Aunque teóricamente no tienen nada que ver con el civismo, las reglas del decoro como la manera de comportarse, la forma de vestir, hablar con elegancia y respeto o demostrar autocontrol pueden asimilarse al civismo.
El incivismo es un término general para un comportamiento social carente de civismo o de buenas maneras, en una escala que va desde la grosería o la falta de respeto a los ancianos, hasta el vandalismo y el hooliganismo, a la embriaguez pública y los comportamientos amenazadores. La palabra incivismo deriva del latín incivilis, que significa «mal educado, incivil».[10]
La distinción entre la mera rudeza y el incivismo percibido como una amenaza dependerá de alguna noción de «civismo» como estructura de la sociedad; el incivismo, considerado más inquietante que la mala educación, depende de la percepción de nociones como su antagonismo con los complejos conceptos de civismo o sociedad civil. Se ha convertido en una cuestión política contemporánea en varios países.[11]
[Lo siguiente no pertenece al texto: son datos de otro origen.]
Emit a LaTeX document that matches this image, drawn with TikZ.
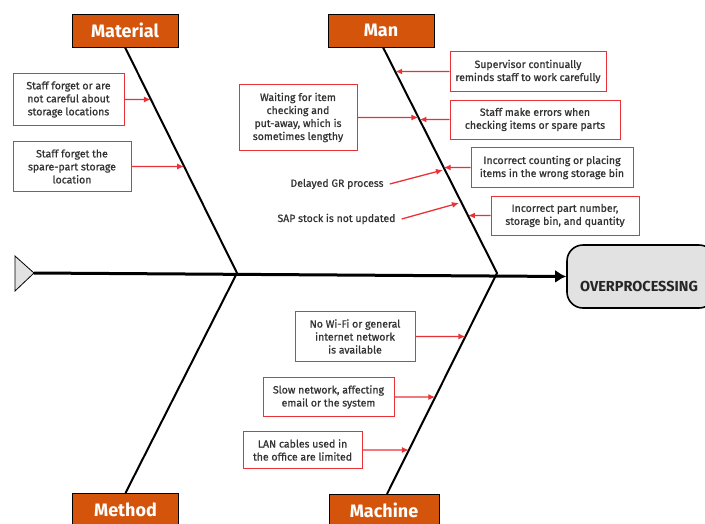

El civismo fiscal es un concepto derivado de la buena ciudadanía, utilizado en el derecho tributario en Francia.
El civismo fiscal puede definirse por el hecho de que el contribuyente cumple voluntariamente con sus obligaciones tributarias,[12] ya sean declaraciones o pagos[13]·[14]
A través de esta noción de civismo fiscal, se puede evaluar la percepción y actitud del contribuyente hacia las contribuciones públicas que resultan ya sea en su consentimiento para tributar o en prácticas de evasión fiscal.
En efecto, la ciudadanía fiscal implica que el contribuyente “acepta su esfuerzo tributario”, porque lo habrá considerado legítimo y necesario para el mantenimiento de los vínculos sociales[15]
La administración tributaria intenta establecer una relación de confianza con el contribuyente estando menos en el control y más en la asistencia y apoyo del contribuyente, lo que según el abogado público Michel Bouvier tiene como "consecuencia que el consentimiento a tributar ya no se desarrolla sólo en el Parlamento, sino para muchos a nivel de la práctica administrativa, la administración tributaria se convierte en el vector de esta aceptación del impuesto”.[16]